*TASK INSTRUCTIONS*.
Set down the data below without change, skipping the pictures it holds.

*DATA SEGMENT*.
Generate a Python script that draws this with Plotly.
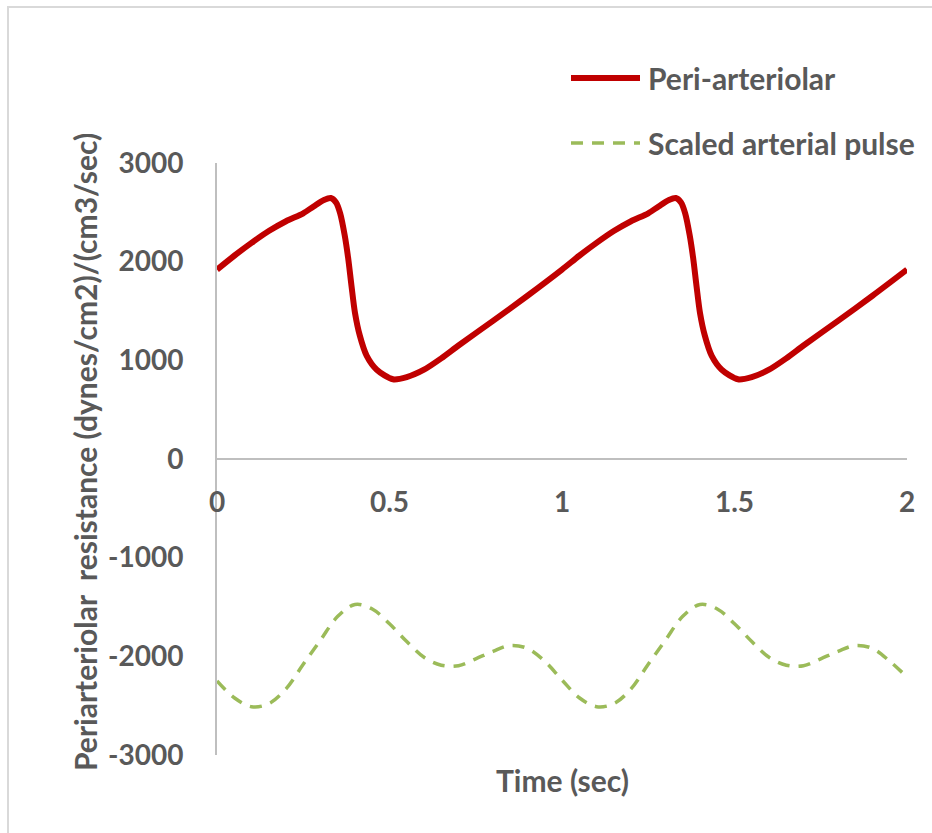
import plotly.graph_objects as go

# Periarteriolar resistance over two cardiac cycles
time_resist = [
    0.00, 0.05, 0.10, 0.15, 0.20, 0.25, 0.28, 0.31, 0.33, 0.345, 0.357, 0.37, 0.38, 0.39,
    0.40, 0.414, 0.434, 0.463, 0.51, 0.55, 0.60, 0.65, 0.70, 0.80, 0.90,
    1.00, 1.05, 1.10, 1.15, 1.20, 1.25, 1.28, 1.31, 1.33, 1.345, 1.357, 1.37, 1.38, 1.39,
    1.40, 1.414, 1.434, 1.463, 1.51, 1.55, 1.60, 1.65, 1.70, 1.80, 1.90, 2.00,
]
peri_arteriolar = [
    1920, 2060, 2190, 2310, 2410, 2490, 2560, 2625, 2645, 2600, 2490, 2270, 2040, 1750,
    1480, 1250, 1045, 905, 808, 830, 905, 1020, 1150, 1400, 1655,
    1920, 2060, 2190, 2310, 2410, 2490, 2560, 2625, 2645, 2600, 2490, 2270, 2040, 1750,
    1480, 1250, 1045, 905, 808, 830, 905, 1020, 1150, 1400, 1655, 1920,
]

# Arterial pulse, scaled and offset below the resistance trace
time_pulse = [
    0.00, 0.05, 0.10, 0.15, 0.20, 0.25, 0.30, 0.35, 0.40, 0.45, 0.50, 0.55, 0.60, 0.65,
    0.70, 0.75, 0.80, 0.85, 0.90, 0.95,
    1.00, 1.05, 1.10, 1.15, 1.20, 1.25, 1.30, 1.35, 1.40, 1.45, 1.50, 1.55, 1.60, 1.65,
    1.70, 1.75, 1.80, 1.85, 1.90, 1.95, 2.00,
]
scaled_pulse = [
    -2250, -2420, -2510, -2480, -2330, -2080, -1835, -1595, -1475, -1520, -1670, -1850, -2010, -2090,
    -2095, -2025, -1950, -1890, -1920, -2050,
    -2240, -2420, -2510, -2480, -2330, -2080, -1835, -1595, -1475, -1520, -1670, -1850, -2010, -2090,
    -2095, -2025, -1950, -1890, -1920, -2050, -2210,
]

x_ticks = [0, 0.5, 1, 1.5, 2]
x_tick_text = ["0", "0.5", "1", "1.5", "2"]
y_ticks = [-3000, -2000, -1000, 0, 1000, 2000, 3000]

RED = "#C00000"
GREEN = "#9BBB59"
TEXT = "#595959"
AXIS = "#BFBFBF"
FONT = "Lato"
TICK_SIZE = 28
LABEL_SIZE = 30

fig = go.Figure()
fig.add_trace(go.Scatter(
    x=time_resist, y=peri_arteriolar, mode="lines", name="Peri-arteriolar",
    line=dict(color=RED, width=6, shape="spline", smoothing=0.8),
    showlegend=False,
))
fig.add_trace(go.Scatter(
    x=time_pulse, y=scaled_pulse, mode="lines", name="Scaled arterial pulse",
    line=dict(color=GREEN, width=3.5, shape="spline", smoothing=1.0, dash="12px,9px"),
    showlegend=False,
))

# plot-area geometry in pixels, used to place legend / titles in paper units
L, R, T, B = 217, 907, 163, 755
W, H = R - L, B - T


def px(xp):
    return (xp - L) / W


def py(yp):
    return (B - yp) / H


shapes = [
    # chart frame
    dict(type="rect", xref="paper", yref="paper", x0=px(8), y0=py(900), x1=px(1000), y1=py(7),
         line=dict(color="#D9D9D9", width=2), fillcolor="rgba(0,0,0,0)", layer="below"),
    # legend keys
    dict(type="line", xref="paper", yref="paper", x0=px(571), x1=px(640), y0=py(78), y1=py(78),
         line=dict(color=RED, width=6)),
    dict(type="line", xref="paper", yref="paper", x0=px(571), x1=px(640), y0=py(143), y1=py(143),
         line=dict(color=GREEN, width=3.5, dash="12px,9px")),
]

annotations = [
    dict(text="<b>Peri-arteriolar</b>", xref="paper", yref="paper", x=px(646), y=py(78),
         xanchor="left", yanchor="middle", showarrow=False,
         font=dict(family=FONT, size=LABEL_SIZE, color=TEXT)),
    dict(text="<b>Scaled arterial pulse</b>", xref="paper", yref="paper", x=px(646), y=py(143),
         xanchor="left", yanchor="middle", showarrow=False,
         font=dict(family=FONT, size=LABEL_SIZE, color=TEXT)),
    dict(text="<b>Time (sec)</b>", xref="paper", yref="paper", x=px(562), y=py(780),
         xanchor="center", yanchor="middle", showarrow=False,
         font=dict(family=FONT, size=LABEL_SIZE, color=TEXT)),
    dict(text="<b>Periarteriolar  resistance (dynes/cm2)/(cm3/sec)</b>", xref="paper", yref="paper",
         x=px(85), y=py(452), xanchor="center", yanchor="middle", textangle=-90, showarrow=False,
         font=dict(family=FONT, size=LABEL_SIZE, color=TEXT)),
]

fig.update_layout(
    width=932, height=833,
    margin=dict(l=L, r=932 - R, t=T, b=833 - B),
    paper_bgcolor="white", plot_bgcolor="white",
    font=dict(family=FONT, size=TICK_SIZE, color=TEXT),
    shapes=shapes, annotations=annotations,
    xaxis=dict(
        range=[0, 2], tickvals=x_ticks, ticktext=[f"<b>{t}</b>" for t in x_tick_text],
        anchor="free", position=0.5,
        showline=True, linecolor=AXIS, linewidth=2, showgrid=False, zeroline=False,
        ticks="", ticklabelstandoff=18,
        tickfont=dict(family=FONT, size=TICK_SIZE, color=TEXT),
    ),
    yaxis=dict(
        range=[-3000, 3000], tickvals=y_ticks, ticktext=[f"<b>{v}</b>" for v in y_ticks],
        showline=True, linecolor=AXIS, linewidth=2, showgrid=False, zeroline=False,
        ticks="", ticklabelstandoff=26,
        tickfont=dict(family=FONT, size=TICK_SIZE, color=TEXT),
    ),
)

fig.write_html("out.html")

*OUTPUT FOR THIS TASK*.
Generate a Python script that draws this with Plotly.
import plotly.graph_objects as go

# Periarteriolar resistance over two cardiac cycles
time_resist = [
    0.00, 0.05, 0.10, 0.15, 0.20, 0.25, 0.28, 0.31, 0.33, 0.345, 0.357, 0.37, 0.38, 0.39,
    0.40, 0.414, 0.434, 0.463, 0.51, 0.55, 0.60, 0.65, 0.70, 0.80, 0.90,
    1.00, 1.05, 1.10, 1.15, 1.20, 1.25, 1.28, 1.31, 1.33, 1.345, 1.357, 1.37, 1.38, 1.39,
    1.40, 1.414, 1.434, 1.463, 1.51, 1.55, 1.60, 1.65, 1.70, 1.80, 1.90, 2.00,
]
peri_arteriolar = [
    1920, 2060, 2190, 2310, 2410, 2490, 2560, 2625, 2645, 2600, 2490, 2270, 2040, 1750,
    1480, 1250, 1045, 905, 808, 830, 905, 1020, 1150, 1400, 1655,
    1920, 2060, 2190, 2310, 2410, 2490, 2560, 2625, 2645, 2600, 2490, 2270, 2040, 1750,
    1480, 1250, 1045, 905, 808, 830, 905, 1020, 1150, 1400, 1655, 1920,
]

# Arterial pulse, scaled and offset below the resistance trace
time_pulse = [
    0.00, 0.05, 0.10, 0.15, 0.20, 0.25, 0.30, 0.35, 0.40, 0.45, 0.50, 0.55, 0.60, 0.65,
    0.70, 0.75, 0.80, 0.85, 0.90, 0.95,
    1.00, 1.05, 1.10, 1.15, 1.20, 1.25, 1.30, 1.35, 1.40, 1.45, 1.50, 1.55, 1.60, 1.65,
    1.70, 1.75, 1.80, 1.85, 1.90, 1.95, 2.00,
]
scaled_pulse = [
    -2250, -2420, -2510, -2480, -2330, -2080, -1835, -1595, -1475, -1520, -1670, -1850, -2010, -2090,
    -2095, -2025, -1950, -1890, -1920, -2050,
    -2240, -2420, -2510, -2480, -2330, -2080, -1835, -1595, -1475, -1520, -1670, -1850, -2010, -2090,
    -2095, -2025, -1950, -1890, -1920, -2050, -2210,
]

x_ticks = [0, 0.5, 1, 1.5, 2]
x_tick_text = ["0", "0.5", "1", "1.5", "2"]
y_ticks = [-3000, -2000, -1000, 0, 1000, 2000, 3000]

RED = "#C00000"
GREEN = "#9BBB59"
TEXT = "#595959"
AXIS = "#BFBFBF"
FONT = "Lato"
TICK_SIZE = 28
LABEL_SIZE = 30

fig = go.Figure()
fig.add_trace(go.Scatter(
    x=time_resist, y=peri_arteriolar, mode="lines", name="Peri-arteriolar",
    line=dict(color=RED, width=6, shape="spline", smoothing=0.8),
    showlegend=False,
))
fig.add_trace(go.Scatter(
    x=time_pulse, y=scaled_pulse, mode="lines", name="Scaled arterial pulse",
    line=dict(color=GREEN, width=3.5, shape="spline", smoothing=1.0, dash="12px,9px"),
    showlegend=False,
))

# plot-area geometry in pixels, used to place legend / titles in paper units
L, R, T, B = 217, 907, 163, 755
W, H = R - L, B - T


def px(xp):
    return (xp - L) / W


def py(yp):
    return (B - yp) / H


shapes = [
    # chart frame
    dict(type="rect", xref="paper", yref="paper", x0=px(8), y0=py(900), x1=px(1000), y1=py(7),
         line=dict(color="#D9D9D9", width=2), fillcolor="rgba(0,0,0,0)", layer="below"),
    # legend keys
    dict(type="line", xref="paper", yref="paper", x0=px(571), x1=px(640), y0=py(78), y1=py(78),
         line=dict(color=RED, width=6)),
    dict(type="line", xref="paper", yref="paper", x0=px(571), x1=px(640), y0=py(143), y1=py(143),
         line=dict(color=GREEN, width=3.5, dash="12px,9px")),
]

annotations = [
    dict(text="<b>Peri-arteriolar</b>", xref="paper", yref="paper", x=px(646), y=py(78),
         xanchor="left", yanchor="middle", showarrow=False,
         font=dict(family=FONT, size=LABEL_SIZE, color=TEXT)),
    dict(text="<b>Scaled arterial pulse</b>", xref="paper", yref="paper", x=px(646), y=py(143),
         xanchor="left", yanchor="middle", showarrow=False,
         font=dict(family=FONT, size=LABEL_SIZE, color=TEXT)),
    dict(text="<b>Time (sec)</b>", xref="paper", yref="paper", x=px(562), y=py(780),
         xanchor="center", yanchor="middle", showarrow=False,
         font=dict(family=FONT, size=LABEL_SIZE, color=TEXT)),
    dict(text="<b>Periarteriolar  resistance (dynes/cm2)/(cm3/sec)</b>", xref="paper", yref="paper",
         x=px(85), y=py(452), xanchor="center", yanchor="middle", textangle=-90, showarrow=False,
         font=dict(family=FONT, size=LABEL_SIZE, color=TEXT)),
]

fig.update_layout(
    width=932, height=833,
    margin=dict(l=L, r=932 - R, t=T, b=833 - B),
    paper_bgcolor="white", plot_bgcolor="white",
    font=dict(family=FONT, size=TICK_SIZE, color=TEXT),
    shapes=shapes, annotations=annotations,
    xaxis=dict(
        range=[0, 2], tickvals=x_ticks, ticktext=[f"<b>{t}</b>" for t in x_tick_text],
        anchor="free", position=0.5,
        showline=True, linecolor=AXIS, linewidth=2, showgrid=False, zeroline=False,
        ticks="", ticklabelstandoff=18,
        tickfont=dict(family=FONT, size=TICK_SIZE, color=TEXT),
    ),
    yaxis=dict(
        range=[-3000, 3000], tickvals=y_ticks, ticktext=[f"<b>{v}</b>" for v in y_ticks],
        showline=True, linecolor=AXIS, linewidth=2, showgrid=False, zeroline=False,
        ticks="", ticklabelstandoff=26,
        tickfont=dict(family=FONT, size=TICK_SIZE, color=TEXT),
    ),
)

fig.write_html("out.html")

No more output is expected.